Für Véronique Leroy war es ein spannender Vorgang, wenn Stoffe, die einer gewissen Mutation durch die Mode unterlagen, ihre Einzigartigkeit behaupteten und das Kleidungsstück mit graphischer Resonanz betonten. Hier driftete ein geflochtenes Netz aus Baumwolle zu großen Maschen und Hohlsäumen ab. Da wurde eine elegante Mischung aus Seide und gefalteter Baumwolle von farblich kontrastierenden Riemen, was an Sportkleidung erinnerte, zu Leben erweckt. Dort wurde Denim, mit Netz laminiert, in einer leicht sichtbaren zweifarbigen Beugung wiederbelebt. Tüll war die Grundlage für perforierte, geflochtene Stickereien. Es kultivierte sich ein hybrider Chic. Die Taillen sollten geschmeidig sein. Mit der Farbpalette wollte Véronique Leroy schockieren: Tiefschwarz, Schokoladenbraun, gedämpftes Khaki, gebranntes Orange, rötliche und goldene Beigetöne, reines Weiß, Kreideweiß sowie Himmelblau.

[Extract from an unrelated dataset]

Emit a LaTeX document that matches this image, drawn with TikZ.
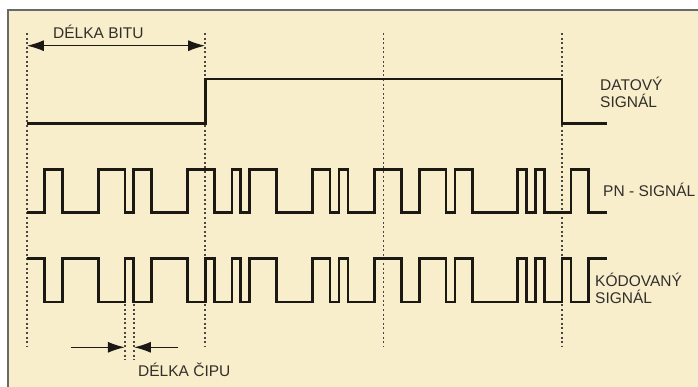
\documentclass[tikz,border=0pt]{standalone}
\usepackage{fontspec}
\setmainfont{Liberation Sans}
\usetikzlibrary{arrows.meta}
\definecolor{bg}{RGB}{248,238,204}
\definecolor{ink}{RGB}{28,24,20}
\definecolor{txt}{RGB}{50,47,43}
\definecolor{framec}{RGB}{105,105,105}
\begin{document}
\begin{tikzpicture}[x=1pt,y=-1pt,
  sig/.style={draw=ink,line width=2.8pt,line join=miter},
  grid/.style={draw=ink!80,line width=1.6pt,dash pattern=on 2pt off 2.6pt},
  tip/.style={},
  dimarrow/.style={draw=ink,line width=1.5pt,-{Latex[length=17pt,width=11pt]}},
  label/.style={text=txt,anchor=west,inner sep=0pt,align=left,font=\fontsize{15.5}{17}\selectfont}]
\useasboundingbox (0,0) rectangle (698,387);
\fill[white] (0,0) rectangle (698,387);
\fill[bg] (8,10) rectangle (698,387);
\draw[framec,line width=1.2pt] (8,387) -- (8,10) -- (698,10);
\begin{scope}[xshift=26.8pt,x=8.92pt]
  % bit boundary dotted lines
  \foreach \c/\n in {0/g0,20/g1,40/g2,60/g3}{
    \coordinate (\n t) at (\c,33);
    \coordinate (\n b) at (\c,347);
    \draw[grid] (\n t) -- (\n b);
  }
  % chip boundary dotted lines
  \foreach \c/\n in {11/c0,12/c1}{
    \coordinate (\n t) at (\c,304);
    \coordinate (\n b) at (\c,360);
    \draw[grid] (\n t) -- (\n b);
  }
  % data signal
  \draw[sig] (0,123.5) -| (20,79) -| (60,123.5) -- (65,123.5);
  % PN signal
  \def\H{169.5}\def\L{212.7}
  \draw[sig] (0,\L) -| (2,\H) -| (4,\L) -| (8,\H) -| (11,\L) -| (12,\H) -| (14,\L)
    -| (18,\H) -| (21,\L) -| (23,\H) -| (24,\L) -| (25,\H) -| (28,\L) -| (32,\H)
    -| (34,\L) -| (35,\H) -| (36,\L) -| (39,\H) -| (42,\L) -| (44,\H) -| (47,\L)
    -| (48,\H) -| (50,\L) -| (55,\H) -| (56,\L) -| (57,\H) -| (58,\L) -| (61,\H)
    -| (63,\L) -- (65,\L);
  % coded signal
  \def\H{258.7}\def\L{302}
  \draw[sig] (0,\H) -| (2,\L) -| (4,\H) -| (8,\L) -| (11,\H) -| (12,\L) -| (14,\H)
    -| (18,\L) -| (20,\H) -| (21,\L) -| (23,\H) -| (24,\L) -| (25,\H) -| (28,\L)
    -| (32,\H) -| (34,\L) -| (35,\H) -| (36,\L) -| (39,\H) -| (42,\L) -| (44,\H)
    -| (47,\L) -| (48,\H) -| (50,\L) -| (55,\H) -| (56,\L) -| (57,\H) -| (58,\L)
    -| (60,\H) -| (61,\L) -| (63,\H) -- (65,\H);
  % bit length arrow
  \coordinate (ba) at (0,45.7);
  \coordinate (bb) at (20,45.7);
  \draw[draw=ink,line width=1.5pt,{Latex[length=17pt,width=11pt]}-{Latex[length=17pt,width=11pt]}] (ba) -- (bb);
  % chip length arrows
  \coordinate (ca) at (5,347.3);
  \coordinate (cb) at (11,347.3);
  \coordinate (cc) at (17,347.3);
  \coordinate (cd) at (12,347.3);
  \draw[dimarrow] (ca) -- (cb);
  \draw[dimarrow] (cc) -- (cd);
\end{scope}
\node[label] (lbit) at (53,32) {DÉLKA BITU};
\node[label] (ldata) at (600,92.5) {DATOVÝ\\SIGNÁL};
\node[label] (lpn) at (603,190) {PN - SIGNÁL};
\node[label] (lcod) at (595,288.5) {KÓDOVANÝ\\SIGNÁL};
\node[label] (lchip) at (138,370) {DÉLKA ČIPU};
\end{tikzpicture}
\end{document}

Hervorzuhebende Stücke, die Frische und Lässigkeit einforderten, waren ein bis unter die Waden reichendes, mit Maschenhohlsäumen aufgehelltes Kleid mit verdreht aufgesetzten Taschen in Reliefkette, ein langes sportliches Kleid aus Seide und eines aus gefalteter Baumwolle mit gleichmäßig und natürlich fließenden graphischen Streifen, eine vernetzte kastenförmige Jeansjacke über einem geschlitzten Rocke sowie ein mit geflochtener Stickerei faszinierend perforierter Reißverschlußparka. Für die Handgelenke empfahl Véronique Leroy sportive Armbänder mit übergroßen Kettengliedern, bei denen patiniertes Metall und Tau miteinander vermengt waren, oder Ärmelaufschläge aus natürlichem Taue und aus Metallperlen. Für einen rohen Chic schlug sie als Fußbekleidung hybride, rückseitig ausgeschnittene Loafer vor.